Step 9 - Write promo-storyboard.md
Create promo-storyboard.md only after the approved measured voiceover package exists.
A single voiceover clip may need more than one visual moment.
When that happens, create multiple storyboard shot rows with the same voiceover clip id, assign a clear visual order inside that clip, and describe the intended dwell or relative placement.
Do not split, duplicate, or regenerate the audio just because one clip needs multiple visuals.
For each shot, define:
- shot id
- related script beat id
- related voiceover clip id
- visual order within the voiceover clip
- measured voiceover duration
- visual dwell or relative placement inside that clip
- deliberate pause, hold, or dwell guidance when useful
- visual source needed
- screen region or feature focus
- story-level product or UI moment that must be visible
- motion plan, such as floating card tilt, fade, crossfade, slide, zoom, cursor path, layered screenshot stack, or non-text callout reveal
- non-text attention guidance, such as crop, zoom, cursor path, highlight, or feature focus
- voiceover reference
- caption or subtitle notes when captions are requested
- aspect ratio constraints
- open visual risk
Build the storyboard from the approved script and measured voiceover package.

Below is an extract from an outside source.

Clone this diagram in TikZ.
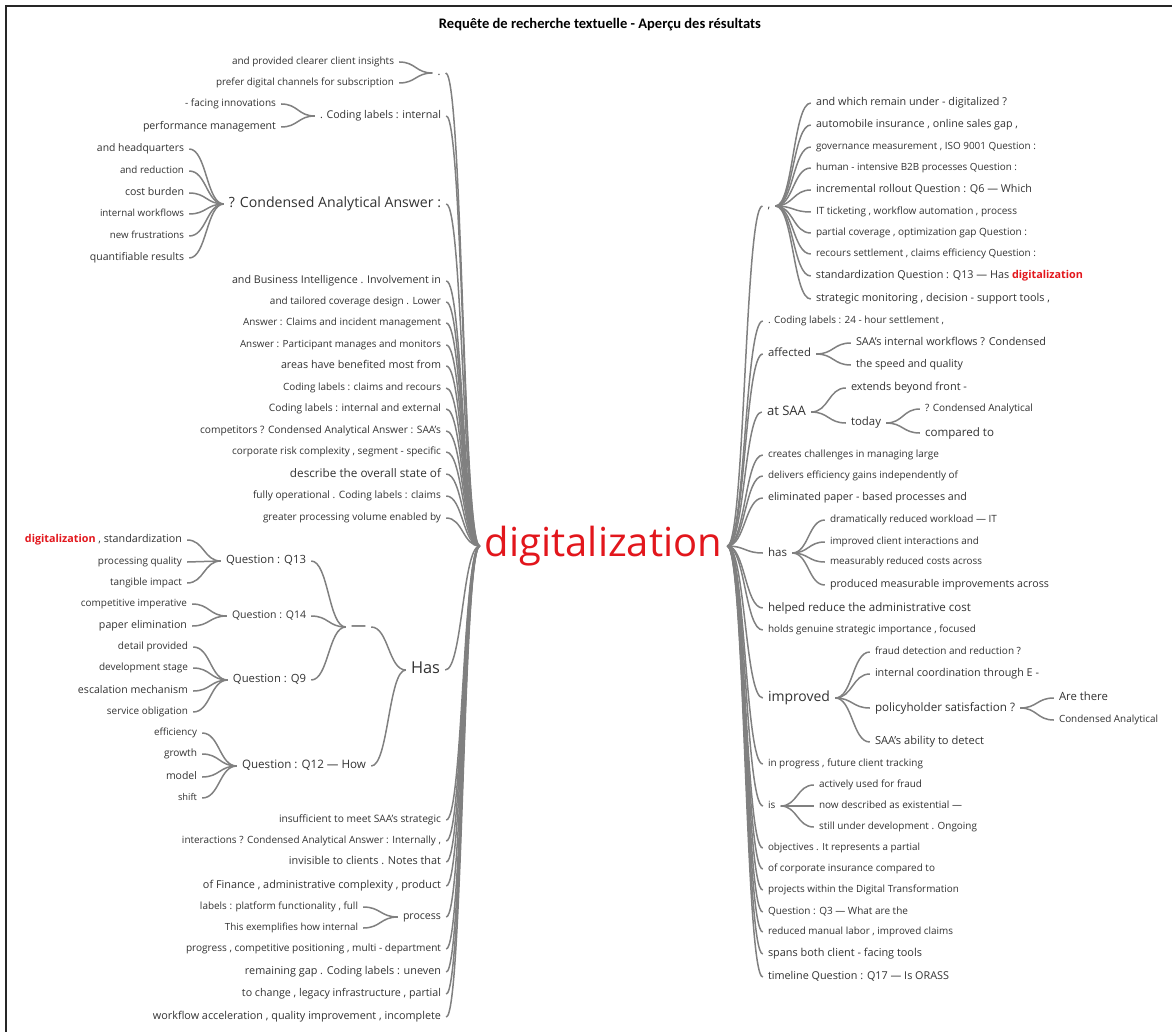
\documentclass[tikz,border=0pt]{standalone}
\usepackage{fontspec}
\setmainfont{Open Sans}
\newfontfamily\titlefont{Carlito}
\usepackage{graphicx}
\usetikzlibrary{calc}
\definecolor{txt}{RGB}{50,50,50}
\definecolor{hl}{RGB}{226,22,28}
\definecolor{lnk}{RGB}{128,128,128}
\tikzset{
  lbl/.style={inner xsep=5pt, inner ysep=0pt, text=txt, font=\fontsize{10}{12}\selectfont},
  link/.style={draw=lnk, line width=1.5pt}
}
\newcommand\hd{{\bfseries\color{hl}digitalization}}
\newcommand\wn[5]{%
  \pgfmathsetmacro\wnw{#3-#2}%
  \node[lbl] (#1) at ({(#2+#3)/2},#4) {\resizebox{\wnw pt}{!}{\vphantom{Ag}#5}};}
\newcommand\lk[2]{\draw[link] let \p1=(#1.east), \p2=(#2.west), \p3=($(\p1)!0.5!(\p2)$) in (\p1) .. controls (\x3,\y1) and (\x3,\y2) .. (\p2);}
\begin{document}
\begin{tikzpicture}[x=1pt,y=-1pt]
\useasboundingbox (0,0) rectangle (1172,1032);
\draw[line width=1.6pt, black!85] (6,1032) -- (6,6) -- (1172,6);
\node[inner sep=0pt] (title) at (600,25) {\resizebox{322pt}{!}{\titlefont\bfseries Requête de recherche textuelle - Aperçu des résultats}};
% root
\node[lbl,text=hl] (root) at (603.5,546) {\resizebox{237pt}{!}{\vphantom{Ag}digitalization}};
% ---------- left side
\node[lbl,font=\fontsize{11}{13}\selectfont] (l1) at (439,73) {\vphantom{Ag}.};
\wn{l1a}{232}{394}{62}{and provided clearer client insights}
\wn{l1b}{216}{394}{83}{prefer digital channels for subscription}
\wn{l2}{320}{441}{116}{. Coding labels : internal}
\wn{l2a}{185}{276}{104}{- facing innovations}
\wn{l2b}{143}{276}{127}{performance management}
\wn{l3}{229}{441}{204}{? Condensed Analytical Answer :}
\wn{l3a}{97}{184}{149}{and headquarters}
\wn{l3b}{120}{184}{171}{and reduction}
\wn{l3c}{125}{184}{193}{cost burden}
\wn{l3d}{100}{184}{214}{internal workflows}
\wn{l3e}{110}{184}{236}{new frustrations}
\wn{l3f}{90}{184}{258}{quantifiable results}
\wn{l4}{232}{441}{281}{and Business Intelligence . Involvement in}
\wn{l5}{270}{441}{302}{and tailored coverage design . Lower}
\wn{l6}{243}{441}{323}{Answer : Claims and incident management}
\wn{l7}{240}{441}{345}{Answer : Participant manages and monitors}
\wn{l8}{281}{441}{366}{areas have benefited most from}
\wn{l9}{283}{441}{388}{Coding labels : claims and recours}
\wn{l10}{269}{441}{409}{Coding labels : internal and external}
\wn{l11}{200}{441}{431}{competitors ? Condensed Analytical Answer : SAA's}
\wn{l12}{232}{441}{452}{corporate risk complexity , segment - specific}
\wn{l13}{290}{441}{474}{describe the overall state of}
\wn{l14}{253}{441}{496}{fully operational . Coding labels : claims}
\wn{l15}{263}{441}{518}{greater processing volume enabled by}
\wn{has}{411}{440}{670}{Has}
\wn{dash}{351}{366}{627}{—}
\wn{q13}{226}{306}{561}{Question : Q13}
\wn{q13a}{25}{182}{540}{\hd\ , standardization}
\wn{q13b}{98}{182}{562}{processing quality}
\wn{q13c}{110}{182}{583}{tangible impact}
\wn{q14}{232}{306}{616}{Question : Q14}
\wn{q14a}{81}{187}{604}{competitive imperative}
\wn{q14b}{99}{187}{626}{paper elimination}
\wn{q9}{233}{306}{680}{Question : Q9}
\wn{q9a}{118}{188}{647}{detail provided}
\wn{q9b}{99}{188}{668}{development stage}
\wn{q9c}{78}{188}{691}{escalation mechanism}
\wn{q9d}{107}{188}{712}{service obligation}
\wn{q12}{242}{366}{766}{Question : Q12 — How}
\wn{q12a}{154}{197}{733}{efficiency}
\wn{q12b}{164}{197}{754}{growth}
\wn{q12c}{166}{197}{777}{model}
\wn{q12d}{178}{197}{798}{shift}
\wn{l17}{279}{441}{820}{insufficient to meet SAA's strategic}
\wn{l18}{182}{441}{841}{interactions ? Condensed Analytical Answer : Internally ,}
\wn{l19}{289}{441}{862}{invisible to clients . Notes that}
\wn{l20}{203}{441}{886}{of Finance , administrative complexity , product}
\wn{l21}{403}{441}{917}{process}
\wn{p1}{200}{358}{907}{labels : platform functionality , full}
\wn{p2}{225}{358}{928}{This exemplifies how internal}
\wn{l22}{186}{441}{949}{progress , competitive positioning , multi - department}
\wn{l23}{245}{441}{972}{remaining gap . Coding labels : uneven}
\wn{l24}{242}{441}{994}{to change , legacy infrastructure , partial}
\wn{l25}{153}{441}{1017}{workflow acceleration , quality improvement , incomplete}
% ---------- right side
\node[lbl,font=\fontsize{11}{13}\selectfont] (r1) at (769,206) {\vphantom{Ag},};
\wn{r1a}{816}{1007}{103}{and which remain under - digitalized ?}
\wn{r1b}{816}{1018}{125}{automobile insurance , online sales gap ,}
\wn{r1c}{816}{1036}{147}{governance measurement , ISO 9001 Question :}
\wn{r1d}{816}{1017}{168}{human - intensive B2B processes Question :}
\wn{r1e}{816}{1032}{190}{incremental rollout Question : Q6 — Which}
\wn{r1f}{816}{1017}{212}{IT ticketing , workflow automation , process}
\wn{r1g}{816}{1027}{233}{partial coverage , optimization gap Question :}
\wn{r1h}{816}{1036}{254}{recours settlement , claims efficiency Question :}
\wn{r1i}{816}{1083}{276}{standardization Question : Q13 — Has \hd}
\wn{r1j}{816}{1050}{299}{strategic monitoring , decision - support tools ,}
\wn{r2}{768}{944}{321}{. Coding labels : 24 - hour settlement ,}
\wn{r3}{768}{811}{354}{affected}
\wn{r3a}{856}{1046}{343}{SAA's internal workflows ? Condensed}
\wn{r3b}{856}{963}{365}{the speed and quality}
\wn{r4}{767}{806}{412}{at SAA}
\wn{r4a}{851}{967}{388}{extends beyond front -}
\wn{r4b}{851}{881}{423}{today}
\wn{r4b1}{925}{1033}{409}{? Condensed Analytical}
\wn{r4b2}{925}{994}{433}{compared to}
\wn{r5}{768}{939}{455}{creates challenges in managing large}
\wn{r6}{768}{958}{476}{delivers efficiency gains independently of}
\wn{r7}{768}{967}{498}{eliminated paper - based processes and}
\wn{r8}{768}{787}{553}{has}
\wn{r8a}{830}{997}{520}{dramatically reduced workload — IT}
\wn{r8b}{830}{979}{542}{improved client interactions and}
\wn{r8c}{830}{982}{562}{measurably reduced costs across}
\wn{r8d}{830}{1049}{585}{produced measurable improvements across}
\wn{r9}{768}{971}{608}{helped reduce the administrative cost}
\wn{r10}{768}{976}{630}{holds genuine strategic importance , focused}
\wn{r11}{768}{830}{698}{improved}
\wn{r11a}{875}{1021}{652}{fraud detection and reduction ?}
\wn{r11b}{875}{1039}{674}{internal coordination through E -}
\wn{r11c}{875}{1015}{708}{policyholder satisfaction ?}
\wn{r11c1}{1059}{1108}{698}{Are there}
\wn{r11c2}{1059}{1158}{720}{Condensed Analytical}
\wn{r11d}{875}{984}{742}{SAA's ability to detect}
\wn{r12}{768}{923}{764}{in progress , future client tracking}
\node[lbl,font=\fontsize{10}{12}\selectfont,anchor=west] (r13) at (763,806) {\vphantom{Ag}is};
\wn{r13a}{819}{922}{785}{actively used for fraud}
\wn{r13b}{819}{962}{806}{now described as existential —}
\wn{r13c}{819}{977}{827}{still under development . Ongoing}
\wn{r14}{768}{920}{848}{objectives . It represents a partial}
\wn{r15}{768}{935}{869}{of corporate insurance compared to}
\wn{r16}{768}{959}{890}{projects within the Digital Transformation}
\wn{r17}{768}{908}{912}{Question : Q3 — What are the}
\wn{r18}{768}{953}{932}{reduced manual labor , improved claims}
\wn{r19}{768}{922}{954}{spans both client - facing tools}
\wn{r20}{768}{949}{977}{timeline Question : Q17 — Is ORASS}
% ---------- links: left (child -> parent)
\foreach \ch/\pa in {l1a/l1,l1b/l1,l2a/l2,l2b/l2,l3a/l3,l3b/l3,l3c/l3,l3d/l3,l3e/l3,l3f/l3,
  q13a/q13,q13b/q13,q13c/q13,q14a/q14,q14b/q14,q9a/q9,q9b/q9,q9c/q9,q9d/q9,
  q13/dash,q14/dash,q9/dash,dash/has,q12/has,q12a/q12,q12b/q12,q12c/q12,q12d/q12,
  p1/l21,p2/l21,
  l1/root,l2/root,l3/root,l4/root,l5/root,l6/root,l7/root,l8/root,l9/root,l10/root,
  l11/root,l12/root,l13/root,l14/root,l15/root,has/root,l17/root,l18/root,l19/root,
  l20/root,l21/root,l22/root,l23/root,l24/root,l25/root}{\lk{\ch}{\pa}}
% ---------- links: right (parent -> child)
\foreach \pa/\ch in {root/r1,root/r2,root/r3,root/r4,root/r5,root/r6,root/r7,root/r8,root/r9,
  root/r10,root/r11,root/r12,root/r13,root/r14,root/r15,root/r16,root/r17,root/r18,
  root/r19,root/r20,
  r1/r1a,r1/r1b,r1/r1c,r1/r1d,r1/r1e,r1/r1f,r1/r1g,r1/r1h,r1/r1i,r1/r1j,
  r3/r3a,r3/r3b,r4/r4a,r4/r4b,r4b/r4b1,r4b/r4b2,
  r8/r8a,r8/r8b,r8/r8c,r8/r8d,r11/r11a,r11/r11b,r11/r11c,r11/r11d,
  r11c/r11c1,r11c/r11c2,r13/r13a,r13/r13b,r13/r13c}{\lk{\pa}{\ch}}
\end{tikzpicture}
\end{document}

The storyboard should be precise enough that the visual director can identify or specify each needed asset without guessing.
Decide what product moment needs to be shown, but leave exact source selection, image-editing, image-generation, and compositing routes to visual_director.
Use measured audio durations as the timing basis. Do not include guessed pre-audio timing.
Flag shots that can safely use holds, slower motion, loops, or longer CTA dwell when the measured clip needs more visual support.
Step 10 - Handoff to visual_director
Send the approved upstream package downstream using send_message_to.
Include:
- absolute path to
product-promo-brief.md
- absolute path to
research-notes.md when present
- absolute path to
source-asset-inventory.md when present
- absolute path to
promo-script.md
- absolute path to
voiceover-package.md
- absolute path to
audio-generation-log.md
- absolute path to
promo-storyboard.md
- approval status of the brief
- approval status of the script and visual intent
- source asset paths
- approved aspect ratio and channel
- visual risks and missing assets
- measured audio durations and segment guidance, including which shots may use holds, loops, or CTA dwell
Routing Rules
- If the user changes the product, audience, channel, CTA, positioning, claims, script, or voiceover direction, update the owned upstream artifacts before downstream work continues.
- If another specialist reports an unsupported claim, revise the brief or ask the user for proof.
- If the script needs a stronger hook but no stronger claim is supported, clarify the value proposition instead of exaggerating.
- If no visual can truthfully support a scripted moment, revise the script or ask the user for a different proof point.
- If visuals are missing for a key feature but the claim remains important, route the visual gap to
visual_director.
- Review the final delivery package for message accuracy and claim discipline when
promo_video_producer returns the export.